Her first response was to strike back, to have it out with him, to throw him out of her life. But something held her back. Stan had been thrown out by everyone close to him all his life. Maybe she was being naive, but Gloria wondered if that was the reason Stan was so self- destructive, if that was why he chose to squander every chance at real happiness. She did not know for sure. She only knew he needed help.
And God help her, she loved him.
So Gloria decided to never say a word about the money. She would just love him the best she could. And it was working. Slowly, layer by layer, the Stan of phony charms fell away and the real Stan began to emerge. The phony Stan was still there, still strong, but its grip on his soul was weakening.

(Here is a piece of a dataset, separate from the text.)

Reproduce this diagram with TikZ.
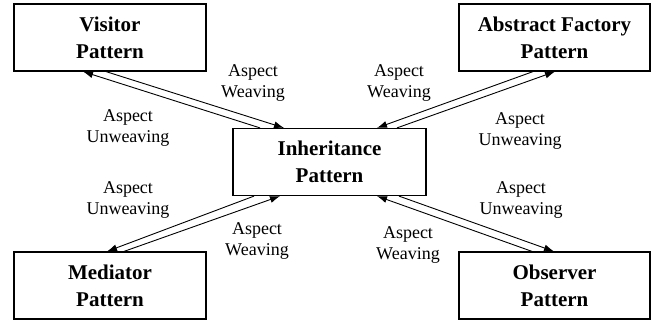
\documentclass[tikz,border=0pt]{standalone}
\usepackage{fontspec}
\setmainfont{Liberation Serif}
\usetikzlibrary{arrows.meta}
\begin{document}
\begin{tikzpicture}[x=1pt,y=-1pt,
  patternbox/.style={draw, line width=1.2pt, align=center, inner sep=0pt,
    minimum height=67pt,
    font=\fontsize{21}{27}\selectfont\bfseries},
  linklabel/.style={align=center, inner sep=0pt,
    font=\fontsize{18}{21.5}\selectfont},
  link/.style={line width=0.9pt, -{Latex[length=10pt,width=7pt]}}]
\useasboundingbox (0,0) rectangle (652,320);

% pattern boxes
\node[patternbox, minimum width=192pt] (vis) at (110,37.5) {Visitor\\Pattern};
\node[patternbox, minimum width=191pt] (abs) at (554.5,37.5) {Abstract Factory\\Pattern};
\node[patternbox, minimum width=193pt] (inh) at (329.5,162) {Inheritance\\Pattern};
\node[patternbox, minimum width=192pt] (med) at (110,285.5) {Mediator\\Pattern};
\node[patternbox, minimum width=191pt] (obs) at (554.5,285.5) {Observer\\Pattern};

% weaving / unweaving connectors
\draw[link] ([xshift=-4pt]vis.south) -- ([xshift=-45.5pt]inh.north);
\draw[link] ([xshift=-69.5pt]inh.north) -- ([xshift=-27pt]vis.south);

\draw[link] ([xshift=-21.5pt]abs.south) -- ([xshift=47.5pt]inh.north);
\draw[link] ([xshift=67.5pt]inh.north) -- ([xshift=0.5pt]abs.south);

\draw[link] ([xshift=-75.5pt]inh.south) -- ([xshift=-3pt]med.north);
\draw[link] ([xshift=14pt]med.north) -- ([xshift=-49.5pt]inh.south);

\draw[link] ([xshift=-22.5pt]obs.north) -- ([xshift=47.5pt]inh.south);
\draw[link] ([xshift=69.5pt]inh.south) -- ([xshift=-0.5pt]obs.north);

% connector labels
\node[linklabel] (l1) at (253,83) {Aspect\\Weaving};
\node[linklabel] (l2) at (128,128) {Aspect\\Unweaving};
\node[linklabel] (l3) at (399,83) {Aspect\\Weaving};
\node[linklabel] (l4) at (520,131) {Aspect\\Unweaving};
\node[linklabel] (l5) at (128,200) {Aspect\\Unweaving};
\node[linklabel] (l6) at (257,241) {Aspect\\Weaving};
\node[linklabel] (l7) at (521,200) {Aspect\\Unweaving};
\node[linklabel] (l8) at (408,245) {Aspect\\Weaving};
\end{tikzpicture}
\end{document}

Up ahead, Stan turned down a one-way street and parked his car in front of an alley. Gloria stayed back. The whole area looked like the ruins of a futuristic battlefield. There were no lights, no other cars on the road except for abandoned wrecks. Broken cinder blocks and shards of glass were scattered everywhere. The window holes in the buildings were boarded up with rotted planks.
What was he doing here?
Gloria watched the door on his driver’s side open. Stan got out and looked both ways, his eyes somehow missing her car. Then he disappeared down the narrow alleyway. Gloria’s car crept down the street. She pulled in behind his car, made sure her doors were locked, and waited.
“YOU did what?” Mark shouted.
“Just calm down a second,” T.C. said. “I was just trying to scare Laura off.”
“So you broke into her apartment?”
“Listen to me, Mark. She sneaked over to Australia. She was positive David had been murdered. She had stopped trusting me completely. I had to knock her off the track.”
“What the hell is wrong with you, T.C.? First you threaten Corsel and his kids and then you threaten Laura’s family?”
“I did what I thought best.”
“You were wrong. Why didn’t you tell me before?”
“You would have stopped me.”
“Damn straight I would have stopped you. I would have punched your goddamn lights out. So what exactly did you do to scare her off—besides leaving the VCR on?”
“I left a threatening note,” T.C. replied, “and David’s ring.”
“What ring?”
“The championship ring he was wearing when he drowned. I put it under her pillow.”
“Are you crazy?”
“Try to understand what I was trying to accomplish. I wanted to convince her that David’s killers were men who played for keeps. Threatening her alone would do no good. But if I threatened her family, if I convinced her that these hoodlums who had David’s ring were going to kill her sister or her mother or her father, then she might back off. I used the ring for its shock value. It added authenticity to threat. It dazed her long enough for me to win back her trust and—”
Rage overcame Mark. He grabbed T.C. by the lapels and threw him up against the wall. “You son of a bitch.”
“Easy, Mark.”
“This is Laura we’re talking about, not some drug dealer you can abuse with self-justification.”
“I was trying to protect her . . . and you.”
Mark held on to T.C.’s shirt for another moment. Then he let go, spun away, and grabbed his heavy overcoat.
“Where are you going?” T.C. called out.
Mark did not reply. He stormed out the door and into the cold winter night.
STAN looked at his watch, shivering in the bitter cold of the early morning. The killer was already five minutes late. The narrow ghetto alley worked as a wind tunnel, making the weather unbearably raw. Stan paced nervously, trying to keep himself warm. Where the hell is the asshole? Stan wondered. And why the hell does the scumbag want to meet here of all places?